Hundred-word Reviews: DVDs

Reviewing DVDs takes more time than albums, since when previewing them, I can’t do much else than sit there and watch. So it takes me awhile to get to DVDs. Thanks to the recent snowpocalypse/snowmageddon/your choice of silly weather epithet, I’ve had some time to curl up in front of the TV with a nice scotch and a critical mindset. So here you go.

Lou Reed Tribute (3DVD)
This is actually a repackaging of three titles already available. The Sacred Triangle: Bowie, Iggy & Lou is reviewed here. The Velvet Underground Under Review is a very good overview of both the band’s career arc and its influence. It is marred only by dreadfully monotone narration, quite unusual for a title from the usually reliable Sexy Intellectual. And Punk Revolution: NYC Part One is also lively and informative. It fails only in its deceptive characterization of Debbie Harry as a newcomer to music; one guesses her stint in art-folk band Wind in the Willows didn’t fit the punk narrative.
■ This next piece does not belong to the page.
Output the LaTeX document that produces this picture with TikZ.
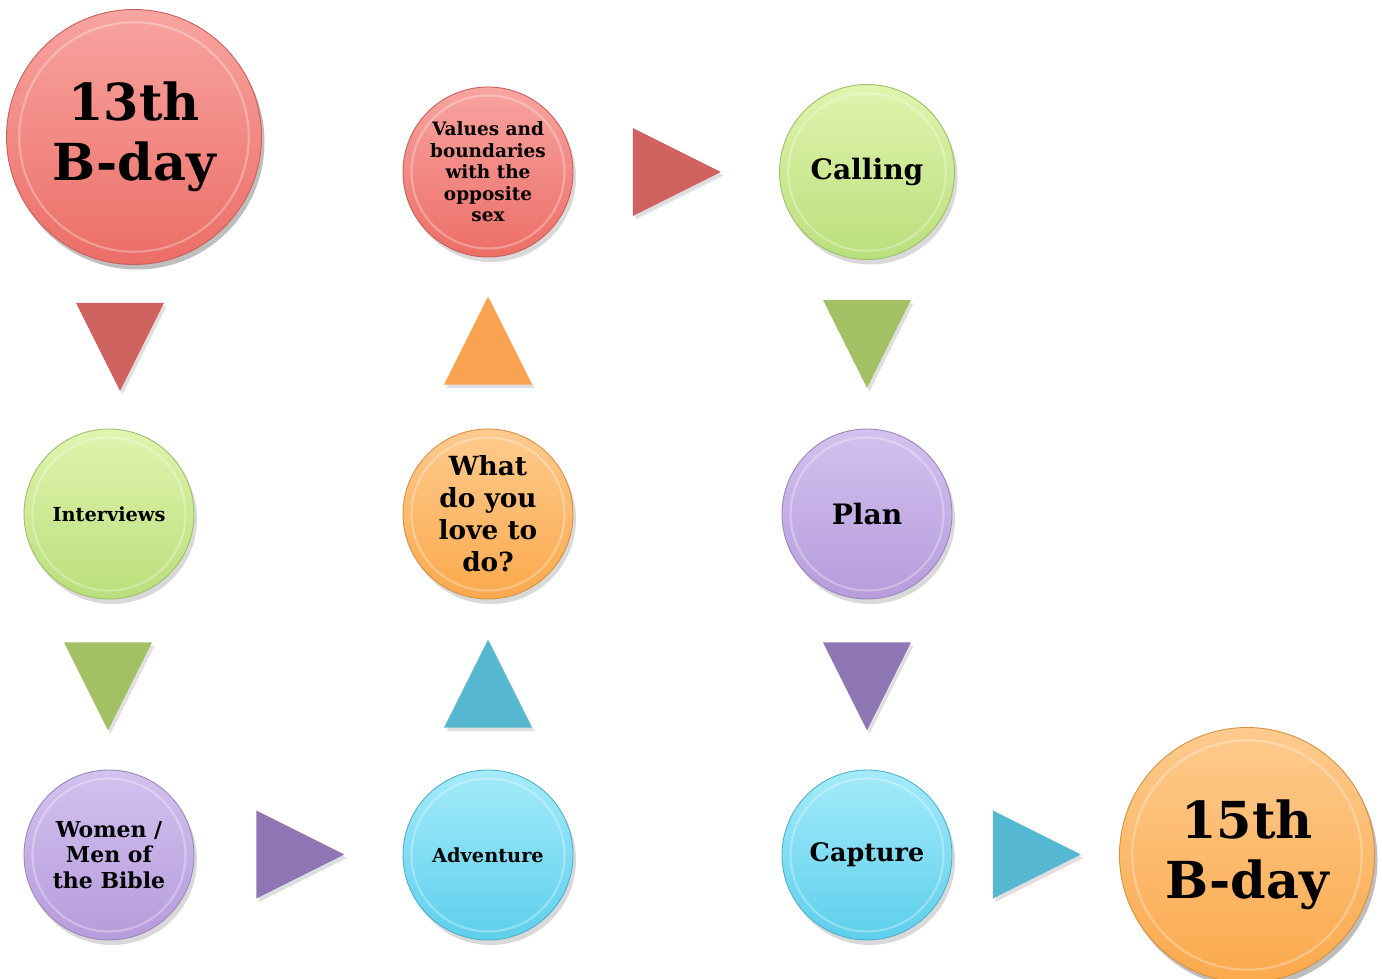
\documentclass[tikz,border=0pt]{standalone}
\usepackage{fontspec}
\setmainfont{DejaVu Serif}
\usetikzlibrary{positioning,shapes.geometric,shadows,calc}

\definecolor{redtop}{HTML}{F8A4A0}
\definecolor{redbot}{HTML}{EC6E67}
\definecolor{orangetop}{HTML}{FDCB8E}
\definecolor{orangebot}{HTML}{FBA94C}
\definecolor{greentop}{HTML}{E0F4AE}
\definecolor{greenbot}{HTML}{BADF7C}
\definecolor{purpletop}{HTML}{D3C1EF}
\definecolor{purplebot}{HTML}{B69CDB}
\definecolor{cyantop}{HTML}{A4EBFA}
\definecolor{cyanbot}{HTML}{5DCFEC}

\definecolor{redtri}{HTML}{D0625F}
\definecolor{orangetri}{HTML}{F9A24F}
\definecolor{greentri}{HTML}{A4C065}
\definecolor{purpletri}{HTML}{8F77B5}
\definecolor{cyantri}{HTML}{55B7D0}

\begin{document}
\begin{tikzpicture}[
    badge/.style={
        circle,
        inner sep=0pt,
        minimum size=3.4cm,
        align=center,
        line width=0.5pt,
        drop shadow={shadow xshift=0.06cm, shadow yshift=-0.1cm, opacity=0.3},
        path picture={
            \draw[white,opacity=0.3,line width=1.2pt]
              let \p1=($(path picture bounding box.north)-(path picture bounding box.center)$)
              in (path picture bounding box.center) circle[radius=0.9*\y1];
        },},
    bigbadge/.style={badge, minimum size=5.1cm,
        font=\bfseries\fontsize{29}{34}\selectfont},
    redbadge/.style={badge, top color=redtop, bottom color=redbot, draw=redbot!85!black},
    orangebadge/.style={badge, top color=orangetop, bottom color=orangebot, draw=orangebot!85!black},
    greenbadge/.style={badge, top color=greentop, bottom color=greenbot, draw=greenbot!85!black},
    purplebadge/.style={badge, top color=purpletop, bottom color=purplebot, draw=purplebot!85!black},
    cyanbadge/.style={badge, top color=cyantop, bottom color=cyanbot, draw=cyanbot!85!black},
    tri/.style={
        isosceles triangle,
        isosceles triangle stretches,
        inner sep=0pt,
        minimum width=1.76cm,
        minimum height=1.76cm,
        fill=#1,
        drop shadow={shadow xshift=0.05cm, shadow yshift=-0.07cm, opacity=0.25},},
    tridown/.style={tri=#1, rotate=-90},
    triup/.style={tri=#1, rotate=90},
    triright/.style={tri=#1},
]

\useasboundingbox (0,0) rectangle (27.64,-19.58);

% circles
\node[redbadge,bigbadge] (bday13) at (2.68,-2.74) {13th\\B-day};
\node[redbadge,font=\bfseries\fontsize{10.5}{12.2}\selectfont] (values) at (9.76,-3.44)
    {Values and\\boundaries\\with the\\opposite\\sex};
\node[greenbadge,minimum size=3.5cm,font=\bfseries\fontsize{16}{19}\selectfont] (calling) at (17.34,-3.44) {Calling};
\node[greenbadge,font=\bfseries\fontsize{11}{13}\selectfont] (interviews) at (2.18,-10.28) {Interviews};
\node[orangebadge,font=\bfseries\fontsize{15}{18.2}\selectfont] (love) at (9.76,-10.28)
    {What\\do you\\love to\\do?};
\node[purplebadge,font=\bfseries\fontsize{16}{19}\selectfont] (plan) at (17.34,-10.28) {Plan};
\node[purplebadge,font=\bfseries\fontsize{12.5}{14.5}\selectfont] (bible) at (2.18,-17.10)
    {Women /\\Men of\\the Bible};
\node[cyanbadge,font=\bfseries\fontsize{11}{13}\selectfont] (adventure) at (9.76,-17.10) {Adventure};
\node[cyanbadge,font=\bfseries\fontsize{14.5}{17}\selectfont] (capture) at (17.34,-17.10) {Capture};
\node[orangebadge,bigbadge] (bday15) at (24.94,-17.10) {15th\\B-day};

% arrows
\node[tridown=redtri] (a1) at (2.40,-6.60) {};
\node[tridown=greentri] (a2) at (2.16,-13.39) {};
\node[triright=purpletri] (a3) at (5.67,-17.09) {};
\node[triup=cyantri] (a4) at (9.76,-14.01) {};
\node[triup=orangetri] (a5) at (9.76,-7.15) {};
\node[triright=redtri] (a6) at (13.20,-3.44) {};
\node[tridown=greentri] (a7) at (17.34,-6.54) {};
\node[tridown=purpletri] (a8) at (17.34,-13.39) {};
\node[triright=cyantri] (a9) at (20.40,-17.09) {};

\end{tikzpicture}
\end{document}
Song of the South: Duane Allman & the Rise of The Allman Brothers Band
Though unfortunately named after a controversial Disney film – one guesses the British producers are unaware of this – it is nonetheless an excellent look at Duane Allman and his music. Remarkably, it includes music clips form his early project that are not found on the sprawling, essential Skydog CD compilation. The film – via commentaries from authorities including the always-sharp Mark Segal-Kemp – points out how The Allmans effectively beat The Grateful Dead at their own game for awhile there. This DVD is one of the best of its kind, from an outfit that gets better with each release.
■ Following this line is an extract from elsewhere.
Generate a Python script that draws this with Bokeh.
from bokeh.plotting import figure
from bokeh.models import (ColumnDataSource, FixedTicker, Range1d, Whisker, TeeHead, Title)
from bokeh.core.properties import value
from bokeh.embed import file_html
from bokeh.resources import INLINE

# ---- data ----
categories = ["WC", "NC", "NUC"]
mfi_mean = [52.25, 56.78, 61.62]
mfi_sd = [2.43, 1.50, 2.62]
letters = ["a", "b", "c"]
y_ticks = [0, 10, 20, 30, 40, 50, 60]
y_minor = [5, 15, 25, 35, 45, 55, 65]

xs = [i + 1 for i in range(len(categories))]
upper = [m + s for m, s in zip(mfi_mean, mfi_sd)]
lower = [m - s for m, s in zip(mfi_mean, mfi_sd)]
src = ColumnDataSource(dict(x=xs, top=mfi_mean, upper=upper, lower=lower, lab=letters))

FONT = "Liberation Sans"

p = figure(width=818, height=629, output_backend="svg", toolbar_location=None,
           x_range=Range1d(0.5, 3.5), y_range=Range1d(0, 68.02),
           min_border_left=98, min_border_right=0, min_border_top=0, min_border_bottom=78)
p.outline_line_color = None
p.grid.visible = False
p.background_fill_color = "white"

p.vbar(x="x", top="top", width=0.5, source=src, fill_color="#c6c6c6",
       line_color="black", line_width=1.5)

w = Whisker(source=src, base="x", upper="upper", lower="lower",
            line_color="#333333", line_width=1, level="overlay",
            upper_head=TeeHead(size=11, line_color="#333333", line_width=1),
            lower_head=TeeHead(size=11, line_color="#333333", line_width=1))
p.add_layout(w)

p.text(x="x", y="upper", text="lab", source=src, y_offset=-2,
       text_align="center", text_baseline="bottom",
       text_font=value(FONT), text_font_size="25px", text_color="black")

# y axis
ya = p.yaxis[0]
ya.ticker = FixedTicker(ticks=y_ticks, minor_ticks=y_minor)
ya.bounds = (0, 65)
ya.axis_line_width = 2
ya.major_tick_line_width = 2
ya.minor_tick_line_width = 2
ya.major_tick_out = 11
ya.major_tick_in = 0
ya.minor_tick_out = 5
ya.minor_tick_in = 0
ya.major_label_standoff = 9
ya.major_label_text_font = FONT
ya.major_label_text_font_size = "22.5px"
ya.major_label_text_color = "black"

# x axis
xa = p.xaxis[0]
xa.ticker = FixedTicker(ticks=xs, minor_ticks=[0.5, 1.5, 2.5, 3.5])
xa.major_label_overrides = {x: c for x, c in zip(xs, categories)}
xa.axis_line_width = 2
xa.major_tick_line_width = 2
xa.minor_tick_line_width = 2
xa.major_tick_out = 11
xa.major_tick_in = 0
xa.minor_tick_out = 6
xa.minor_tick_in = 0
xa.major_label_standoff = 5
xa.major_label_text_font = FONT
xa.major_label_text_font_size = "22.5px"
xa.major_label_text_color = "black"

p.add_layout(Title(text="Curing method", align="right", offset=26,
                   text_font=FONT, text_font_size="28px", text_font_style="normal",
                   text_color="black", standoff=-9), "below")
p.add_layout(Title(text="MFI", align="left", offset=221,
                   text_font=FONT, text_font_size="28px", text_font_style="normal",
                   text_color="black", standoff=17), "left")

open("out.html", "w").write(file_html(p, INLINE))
Here’s Edie: The Edie Adams Television Collection (4DVD)
This is a real gem, viewed from several viewpoints. It showcases the talents of an all-around female entertainer, hosting her own TV show, at a time when such a thing was unusual, to say the least. But for me, its greatest value is as a video time capsule of American mass popular culture on the eve of The Beatles‘ conquest of our shores. An early skit with Dick Shawn pokes fun at hip culture in a way that makes you embarrassed for both of them, but it accurately reflects how things were. The included commercials only heighten the entertainment value.
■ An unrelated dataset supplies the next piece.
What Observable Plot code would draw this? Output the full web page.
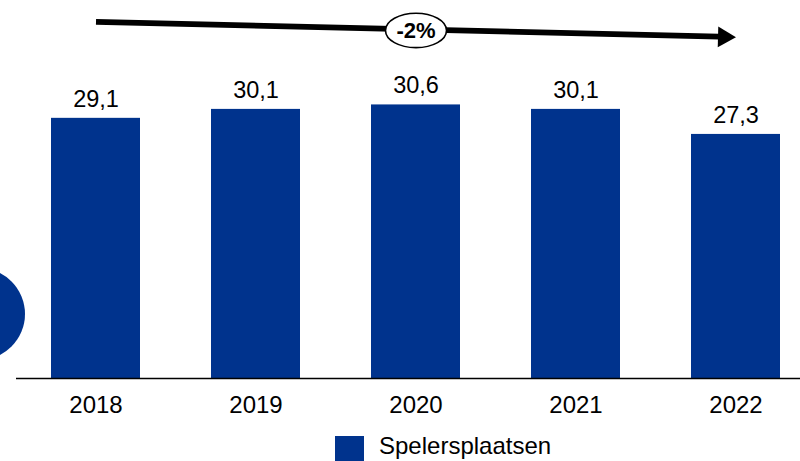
<!DOCTYPE html>
<html>
<head>
<meta charset="utf-8">
<script src="https://cdn.jsdelivr.net/npm/d3@7"></script>
<script src="https://cdn.jsdelivr.net/npm/@observablehq/plot@0.6"></script>
<style>
  html, body { margin: 0; padding: 0; background: #fff; }
  body { width: 800px; height: 461px; overflow: hidden; position: relative;
         font-family: "Liberation Sans", Arial, sans-serif; color: #000; }
  #chart svg { display: block; }
  #legend { position: relative; height: 36px; }
  #legend .sw { position: absolute; left: 335px; top: 11px; width: 29px; height: 29px; }
  #legend .lb { position: absolute; left: 379px; top: 9px; font-size: 24px; line-height: 24px; white-space: nowrap; }
  #deco { position: absolute; left: -67px; top: 268px; width: 92px; height: 92px; border-radius: 50%; }
</style>
</head>
<body>
<div id="chart"></div>
<div id="legend"><span class="sw"></span><span class="lb"></span></div>
<div id="deco"></div>
<script>
// ---- data ----
const years = ["2018", "2019", "2020", "2021", "2022"];
const spelersplaatsen = [29.1, 30.1, 30.6, 30.1, 27.3];
const valueLabels = ["29,1", "30,1", "30,6", "30,1", "27,3"];
const seriesName = "Spelersplaatsen";
const trendLabel = "-2%";
const trendStart = {x: "2018", y: 39.9};
const trendEnd = {x: "2022", y: 38.2};
const trendBadge = {x: "2020", y: 38.93};

const blue = "#00338d";

const data = years.map((year, i) => ({year, value: spelersplaatsen[i], label: valueLabels[i]}));

// custom ellipse symbol for the trend badge
const ellipseSymbol = {
  draw(ctx) {
    const rx = 30.5, ry = 17.2, k = 0.5523;
    ctx.moveTo(rx, 0);
    ctx.bezierCurveTo(rx, ry * k, rx * k, ry, 0, ry);
    ctx.bezierCurveTo(-rx * k, ry, -rx, ry * k, -rx, 0);
    ctx.bezierCurveTo(-rx, -ry * k, -rx * k, -ry, 0, -ry);
    ctx.bezierCurveTo(rx * k, -ry, rx, -ry * k, rx, 0);
    ctx.closePath();
  }
};

const chart = Plot.plot({
  width: 800,
  height: 425,
  marginTop: 0,
  marginBottom: 47,
  marginLeft: 16,
  marginRight: 0,
  style: {fontFamily: "'Liberation Sans', Arial, sans-serif", background: "#fff", color: "#000"},
  x: {domain: years, range: [15.5, 815.5], paddingInner: 0.444, paddingOuter: 0.222, label: null},
  y: {domain: [0, 42.28], axis: null},
  marks: [
    Plot.barY(data, {x: "year", y: "value", fill: blue}),
    Plot.ruleY([0], {stroke: "#000", strokeWidth: 1.5}),
    Plot.axisX({tickSize: 0, tickPadding: 17, fontSize: 24, label: null}),
    Plot.text(data, {x: "year", y: "value", text: "label", dy: -19, lineAnchor: "middle", fontSize: 23.5, fill: "#000"}),
    Plot.arrow([{x1: trendStart.x, y1: trendStart.y, x2: trendEnd.x, y2: trendEnd.y}], {
      x1: "x1", y1: "y1", x2: "x2", y2: "y2", bend: 0, headLength: 0, insetEnd: 17,
      stroke: "#000", strokeWidth: 5.7, strokeLinecap: "butt"
    }),
    Plot.dot([trendEnd], {x: "x", y: "y", symbol: "triangle", r: 7.7, fill: "#000", stroke: null, rotate: 91.4, dx: -12}),
    Plot.dot([trendBadge], {x: "x", y: "y", symbol: ellipseSymbol, r: 1, fill: "#fff", stroke: "#000", strokeWidth: 1.6}),
    Plot.text([trendBadge], {x: "x", y: "y", text: () => trendLabel, fontWeight: "bold", fontSize: 22, dy: 1, fill: "#000"})
  ]
});
document.getElementById("chart").append(chart);

document.querySelector("#legend .sw").style.background = blue;
document.querySelector("#legend .lb").textContent = seriesName;
document.getElementById("deco").style.background = blue;
</script>
</body>
</html>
Big Star: Nothing Can Hurt Me
While not a perfect film – a few areas of the band’s history are left curiously unexamined, and the Ken Burns video effect is a tired visual device – this documentary film remains essential viewing. Dubbed “the definitive story of the greatest band that never made it,” from where I’m standing that’s no hyperbole. Paired with an excellent soundtrack, this film tells the story better than one might expect, owing to the fact that there’s surprisingly little documentation on the band. I cried several times when I first saw this film; the music is moving, and so is this DVD.